Lima tahun lebih bermukim di Finlandia, saya berkesempatan untuk mengamati, merasakan, dan mengalami situasi sosial masyarakat. Sebagian kecil akan saya bagikan di sini karena keterbatasan ruang. Semoga dapat membuka wawasan kita tentang bagian besar yang menopang gunung es tersebut untuk mengapung dan terlihat puncaknya.

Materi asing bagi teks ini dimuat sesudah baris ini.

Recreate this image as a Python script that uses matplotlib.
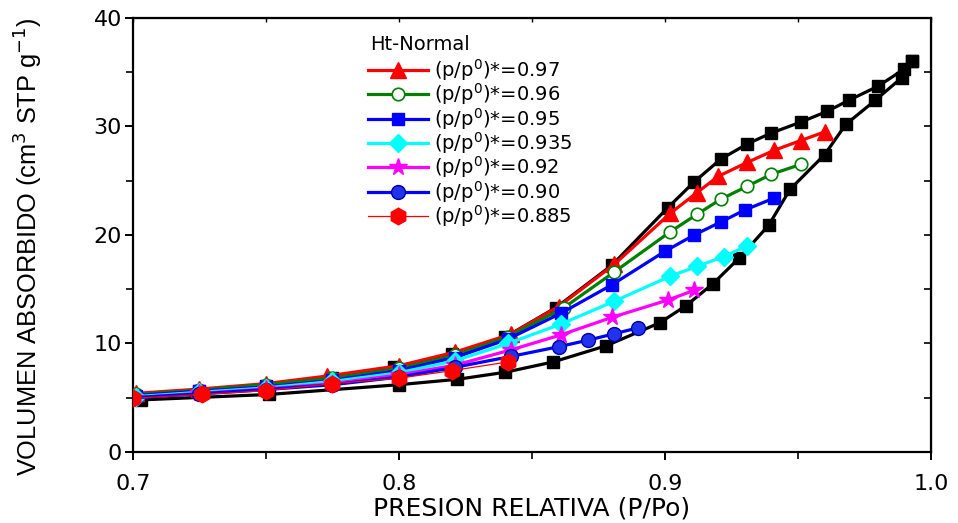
import matplotlib
matplotlib.use("Agg")
import matplotlib.pyplot as plt
from matplotlib.ticker import MultipleLocator, FormatStrFormatter

plt.rcParams['font.family'] = ['DejaVu Sans']
plt.rcParams['mathtext.fontset'] = 'dejavusans'

# Black isotherm: adsorption and desorption branches
x_ads = [0.703, 0.751, 0.800, 0.822, 0.840, 0.858, 0.878, 0.898, 0.908, 0.918,
         0.928, 0.939, 0.947, 0.960, 0.968, 0.979, 0.989, 0.993]
y_ads = [4.8, 5.3, 6.2, 6.7, 7.35, 8.3, 9.8, 11.9, 13.5, 15.5,
         17.9, 20.9, 24.2, 27.4, 30.2, 32.4, 34.5, 36.0]
x_des = [0.993, 0.990, 0.980, 0.969, 0.961, 0.951, 0.940, 0.931, 0.921, 0.911,
         0.901, 0.880, 0.859, 0.840, 0.820, 0.798, 0.775, 0.750, 0.725, 0.700]
y_des = [36.0, 35.3, 33.7, 32.4, 31.4, 30.4, 29.4, 28.4, 27.0, 24.9,
         22.5, 17.2, 13.3, 10.6, 9.0, 7.8, 6.8, 6.1, 5.6, 5.2]

# Scanning curves
x_097 = [0.701, 0.725, 0.750, 0.773, 0.800, 0.821, 0.842, 0.860, 0.881, 0.902,
         0.912, 0.920, 0.931, 0.941, 0.951, 0.960]
y_097 = [5.4, 5.8, 6.3, 7.0, 7.95, 9.2, 10.85, 13.4, 17.3, 22.0,
         23.9, 25.4, 26.7, 27.8, 28.7, 29.5]
x_096 = [0.701, 0.725, 0.750, 0.775, 0.800, 0.821, 0.841, 0.862, 0.881, 0.902,
         0.912, 0.921, 0.931, 0.940, 0.951]
y_096 = [5.3, 5.7, 6.2, 6.8, 7.7, 8.9, 10.6, 13.3, 16.6, 20.3,
         21.9, 23.3, 24.5, 25.6, 26.5]
x_095 = [0.701, 0.725, 0.750, 0.775, 0.800, 0.821, 0.841, 0.861, 0.880, 0.900,
         0.911, 0.921, 0.930, 0.941]
y_095 = [5.2, 5.6, 6.0, 6.6, 7.5, 8.7, 10.4, 12.8, 15.4, 18.5,
         20.0, 21.2, 22.3, 23.4]
x_0935 = [0.701, 0.725, 0.750, 0.775, 0.800, 0.821, 0.841, 0.861, 0.881, 0.902,
          0.912, 0.922, 0.931]
y_0935 = [5.1, 5.5, 5.9, 6.5, 7.3, 8.4, 10.0, 11.8, 13.9, 16.2,
          17.1, 18.0, 19.0]
x_092 = [0.700, 0.725, 0.750, 0.775, 0.800, 0.821, 0.842, 0.861, 0.880, 0.901, 0.911]
y_092 = [5.0, 5.4, 5.8, 6.3, 7.1, 8.0, 9.4, 10.8, 12.4, 14.0, 14.9]
x_090 = [0.700, 0.725, 0.750, 0.775, 0.800, 0.821, 0.842, 0.860, 0.871, 0.881, 0.890]
y_090 = [5.0, 5.35, 5.75, 6.2, 6.9, 7.8, 8.8, 9.7, 10.3, 10.9, 11.45]
x_0885 = [0.700, 0.726, 0.750, 0.775, 0.800, 0.820, 0.841]
y_0885 = [4.95, 5.3, 5.65, 6.3, 6.8, 7.5, 8.3]

labels = ["(p/p$^{0}$)*=0.97", "(p/p$^{0}$)*=0.96", "(p/p$^{0}$)*=0.95",
          "(p/p$^{0}$)*=0.935", "(p/p$^{0}$)*=0.92", "(p/p$^{0}$)*=0.90",
          "(p/p$^{0}$)*=0.885"]
legend_title = "Ht-Normal"

fig = plt.figure(figsize=(9.58, 5.23), dpi=100)
ax = fig.add_axes([0.1388, 0.1358, 0.8330, 0.8298])

lw = 2.3
ax.plot(x_ads, y_ads, color='black', lw=lw, marker='s', ms=8.5, zorder=2)
ax.plot(x_des, y_des, color='black', lw=lw, marker='s', ms=8.5, zorder=2)

ax.plot(x_097, y_097, color='red', lw=lw, marker='^', ms=11, label=labels[0], zorder=3)
ax.plot(x_096, y_096, color='green', lw=lw, marker='o', ms=9, mfc='white',
        mec='green', mew=1.2, label=labels[1], zorder=3)
ax.plot(x_095, y_095, color='blue', lw=lw, marker='s', ms=8.5, label=labels[2], zorder=3)
ax.plot(x_0935, y_0935, color='cyan', lw=lw, marker='D', ms=9, label=labels[3], zorder=3)
ax.plot(x_092, y_092, color='magenta', lw=lw, marker='*', ms=13, label=labels[4], zorder=3)
ax.plot(x_090, y_090, color='blue', lw=lw, marker='o', ms=10, mfc='#2233ee',
        mec='#0000aa', label=labels[5], zorder=3)
ax.plot(x_0885, y_0885, color='red', lw=0.9, marker='h', ms=12, label=labels[6], zorder=4)

ax.set_xlim(0.7, 1.0)
ax.set_ylim(0, 40)
ax.xaxis.set_major_locator(MultipleLocator(0.1))
ax.xaxis.set_minor_locator(MultipleLocator(0.05))
ax.yaxis.set_major_locator(MultipleLocator(10))
ax.yaxis.set_minor_locator(MultipleLocator(5))
ax.xaxis.set_major_formatter(FormatStrFormatter('%.1f'))

for s in ax.spines.values():
    s.set_linewidth(1.6)
ax.tick_params(which='major', direction='out', length=6, width=1.4, labelsize=16)
ax.tick_params(which='minor', direction='out', length=5, width=1.2)
ax.tick_params(axis='x', which='major', pad=10)
ax.tick_params(axis='y', which='major', pad=2)

sx = ax.secondary_xaxis('top')
sx.xaxis.set_major_locator(MultipleLocator(0.05))
sx.tick_params(direction='in', length=3, width=1.0, labeltop=False)
sy = ax.secondary_yaxis('right')
sy.yaxis.set_major_locator(MultipleLocator(5))
sy.tick_params(direction='in', length=5, width=1.2, labelright=False)

ax.set_xlabel("PRESION RELATIVA (P/Po)", fontsize=18, labelpad=2)
ax.set_ylabel("VOLUMEN ABSORBIDO (cm$^{3}$ STP g$^{-1}$)", fontsize=18.3,
              family=['Liberation Sans'])
ax.yaxis.set_label_coords(-0.110, 0.473)

fig.text(370 / 958, 1 - 45 / 523, legend_title, fontsize=14, ha='left', va='center')
leg = ax.legend(loc='upper left', bbox_to_anchor=(368 / 958, 1 - 57 / 523),
                bbox_transform=fig.transFigure, frameon=False, fontsize=14,
                handlelength=3.1, handletextpad=0.3, labelspacing=-0.08,
                borderpad=0.0, borderaxespad=0.0)

fig.savefig("out.png", dpi=100)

Interaksi orang tua dan anak
Di Finlandia, seorang wanita yang bekerja dan kemudian melahirkan, berhak mendapatkan cuti sampai satu tahun dan tetap mendapat 80% gajinya. Ia berhak kembali ke tempat kerjanya setelah masa cuti itu habis. Sang suami berhak mendapatkan cuti tiga minggu untuk mendampingi istrinya merawat bayi yang baru lahir tersebut dan tetap menerima gaji penuh. Cuti istri tersebut bisa dipindakan ke suami, sehingga istri kembali bekerja dan suami merawat anak di rumah.

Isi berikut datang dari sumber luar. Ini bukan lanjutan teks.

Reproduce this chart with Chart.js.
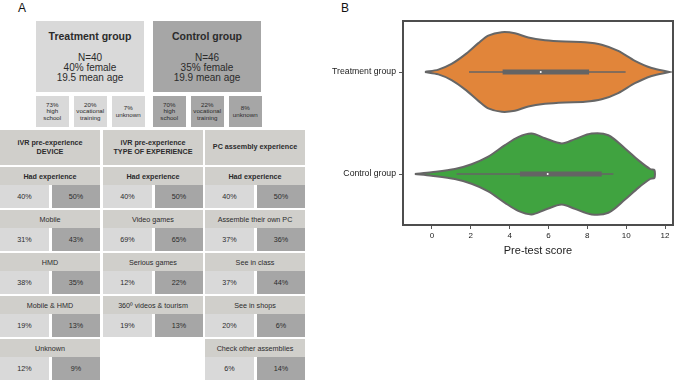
<!DOCTYPE html>
<html>
<head>
<meta charset="utf-8">
<script src="https://cdn.jsdelivr.net/npm/chart.js@4.4.1/dist/chart.umd.min.js"></script>
<style>
body { margin: 0; width: 685px; height: 380px; position: relative; overflow: hidden; background: #fff;
       font-family: "Liberation Sans", Arial, sans-serif; color: #2b2b2b; }
.cell { position: absolute; box-sizing: border-box; display: flex; flex-direction: column;
        align-items: center; justify-content: center; text-align: center; white-space: pre-line; }
.tag { position: absolute; font-size: 12px; color: #111; }
</style>
</head>
<body>
<div class="tag" style="left:18px;top:1px">A</div>
<div class="tag" style="left:341px;top:1px">B</div>
<div id="panelA"></div>
<canvas id="chart" width="355" height="261" style="position:absolute;left:330px;top:0"></canvas>
<script>
// panel A: sample description
const groups = ['Treatment group', 'Control group']
const sampleSize = [40, 46]
const femaleShare = [40, 35]
const meanAge = [19.5, 19.9]
const educationLabels = ['high\nschool', 'vocational\ntraining', 'unknown']
const educationShare = [[73, 20, 7], [70, 22, 8]]

const blockTitles = ['iVR pre-experience\nDEVICE', 'iVR pre-experience\nTYPE OF EXPERIENCE', 'PC assembly experience']
const deviceItems = ['Had experience', 'Mobile', 'HMD', 'Mobile & HMD', 'Unknown']
const deviceShare = [[40, 50], [31, 43], [38, 35], [19, 13], [12, 9]]
const typeItems = ['Had experience', 'Video games', 'Serious games', '360º videos & tourism']
const typeShare = [[40, 50], [69, 65], [12, 22], [19, 13]]
const pcItems = ['Had experience', 'Assemble their own PC', 'See in class', 'See in shops', 'Check other assemblies']
const pcShare = [[40, 50], [37, 36], [37, 44], [20, 6], [6, 14]]

// panel B: pre-test score violins (outline, half width in category units)
const violinLabels = ['Treatment group', 'Control group']
const treatmentX = [-0.36, 0.33, 1.01, 1.70, 2.39, 2.90, 3.59, 4.27, 4.96, 5.82, 6.85, 7.88, 8.74, 9.59, 10.45, 11.31, 12.22]
const treatmentWidth = [0, 0.023, 0.079, 0.170, 0.283, 0.357, 0.390, 0.380, 0.338, 0.312, 0.298, 0.292, 0.268, 0.207, 0.110, 0.039, 0]
const controlX = [-0.88, -0.02, 1.18, 2.04, 2.90, 3.76, 4.44, 5.13, 5.82, 6.68, 7.36, 8.22, 9.08, 9.94, 10.62, 11.23, 11.45]
const controlWidth = [0, 0.017, 0.049, 0.096, 0.170, 0.283, 0.362, 0.396, 0.350, 0.300, 0.342, 0.396, 0.380, 0.250, 0.136, 0.049, 0.039]
// whisker low, Q1, median, Q3, whisker high
const treatmentBox = [1.91, 3.64, 5.60, 8.09, 9.97]
const controlBox = [1.27, 4.53, 5.96, 8.74, 9.34]
const xTicks = [0, 2, 4, 6, 8, 10, 12]

const light = '#d9d9d9'
const dark = '#a6a6a6'
const headGray = '#d0cfcb'

const panel = document.getElementById('panelA')
function cell(x, y, w, h, bg, text, css) {
    const d = document.createElement('div')
    d.className = 'cell'
    d.style.cssText = `left:${x}px;top:${y}px;width:${w}px;height:${h}px;background:${bg};` + (css || '')
    d.textContent = text
    panel.appendChild(d)
    return d
}

// group boxes
groups.forEach((g, i) => {
    const x = i == 0 ? 36 : 153
    const bg = i == 0 ? light : dark
    const box = cell(x, 21, 108, 71, bg, '', 'justify-content:flex-start')
    box.innerHTML = `<div style="font-weight:bold;font-size:10.5px;line-height:12px;margin-top:9px">${g}</div>` +
        `<div style="font-size:10px;line-height:10px;margin-top:11px">N=${sampleSize[i]}<br>${femaleShare[i]}% female<br>${meanAge[i]} mean age</div>`
    educationShare[i].forEach((v, j) => {
        cell(x + j * 38, 96, 32.5, 31, bg, v + '%\n' + educationLabels[j], 'font-size:6.2px;line-height:6.6px')
    })
})

// experience blocks
const blocks = [[deviceItems, deviceShare], [typeItems, typeShare], [pcItems, pcShare]]
const colX = [0, 103, 205]
blocks.forEach(([items, share], c) => {
    const x = colX[c]
    cell(x, 130, 100, 35, headGray, blockTitles[c], 'font-weight:bold;font-size:7.2px;line-height:8.5px')
    items.forEach((name, r) => {
        const y = 167 + r * 43
        cell(x, y, 100, 18, headGray, name, 'font-size:7.2px' + (r == 0 ? ';font-weight:bold' : ''))
        cell(x, y + 18, 49, 22.5, light, share[r][0] + '%', 'font-size:7.2px;padding-top:1px')
        cell(x + 52, y + 18, 48, 22.5, dark, share[r][1] + '%', 'font-size:7.2px;padding-top:1px')
    })
})

// panel B
function violinShape(xs, ws, pos) {
    const upper = xs.map((x, i) => ({ x: x, y: pos - ws[i] }))
    const lower = xs.map((x, i) => ({ x: x, y: pos + ws[i] })).reverse()
    return upper.concat(lower, [upper[0]])
}

function violinSets(xs, ws, box, pos, color) {
    return [
        { data: [{ x: box[2], y: pos }], pointRadius: 1, pointBackgroundColor: '#fff', pointBorderWidth: 0, showLine: false, order: 0 },
        { data: [{ x: box[1], y: pos }, { x: box[3], y: pos }], borderColor: '#646464', borderWidth: 5, pointRadius: 0, showLine: true, order: 1 },
        { data: [{ x: box[0], y: pos }, { x: box[4], y: pos }], borderColor: '#646464', borderWidth: 1.5, pointRadius: 0, showLine: true, order: 2 },
        { data: violinShape(xs, ws, pos), borderColor: '#666', borderWidth: 2, backgroundColor: color,
          fill: 'shape', pointRadius: 0, showLine: true, tension: 0.3, order: 3 }
    ]
}

const frame = {
    id: 'frame',
    afterDraw(chart) {
        const { ctx, chartArea: a } = chart
        ctx.save()
        ctx.strokeStyle = '#4d4d4d'
        ctx.lineWidth = 2
        ctx.strokeRect(a.left, a.top, a.right - a.left, a.bottom - a.top)
        ctx.restore()
    }
}

const fontFamily = '"Liberation Sans", Arial, sans-serif'

new Chart(document.getElementById('chart').getContext('2d'), {
    type: 'scatter',
    data: {
        datasets: violinSets(treatmentX, treatmentWidth, treatmentBox, 0, '#e1853a')
            .concat(violinSets(controlX, controlWidth, controlBox, 1, '#40a340'))
    },
    options: {
        responsive: false,
        animation: false,
        layout: { padding: { top: 21, right: 12, left: 0, bottom: 0 } },
        plugins: { legend: { display: false }, tooltip: { enabled: false } },
        scales: {
            x: {
                type: 'linear', min: -1.49, max: 12.41,
                afterBuildTicks: s => { s.ticks = xTicks.map(v => ({ value: v })) },
                afterFit: s => { s.height = 36 },
                ticks: { font: { family: fontFamily, size: 8 }, color: '#222', padding: 2 },
                grid: { drawOnChartArea: false, tickLength: 4, color: '#555', lineWidth: 1 },
                border: { display: false },
                title: { display: true, text: 'Pre-test score', color: '#222',
                         font: { family: fontFamily, size: 11 }, padding: { top: 2, bottom: 3 } }
            },
            y: {
                type: 'linear', min: -0.5, max: 1.5, reverse: true,
                afterBuildTicks: s => { s.ticks = violinLabels.map((l, i) => ({ value: i })) },
                afterFit: s => { s.width = 73 },
                ticks: { font: { family: fontFamily, size: 8.7 }, color: '#222', padding: 3, callback: v => violinLabels[v] },
                grid: { drawOnChartArea: false, tickLength: 4, color: '#555', lineWidth: 1 },
                border: { display: false }
            }
        }
    },
    plugins: [frame]
})
</script>
</body>
</html>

Jika istri memutuskan untuk di rumah dan menjaga anak setelah satu tahun, ia akan menerima sejumlah uang berdasarkan sistem jaminan sosial negara sampai anak berusia tiga tahun. Selain itu, negara juga mendukung kebutuhan anak secara finansial sampai usia 17 tahun. Keberadaan sistem jaminan sosial negara membebaskan orang tua dari tekanan karena keuangan. Hal ini tentu saja berdampak pada interaksi orang tua dan anak.
Peran ayah dalam keluarga
Salah satu pemandangan yang saya sukai adalah saat seorang ayah menggendong atau menyuapi bayinya. Itu adalah jenis pemandangan langka di Indonesia. Hal lain seperti ayah mengajak anaknya yang kecil jalan-jalan dan ayah bermain dengan anaknya menjadi sesuatu yang langka. Namun, Anda akan dengan mudah menemukan hal ini di Finlandia.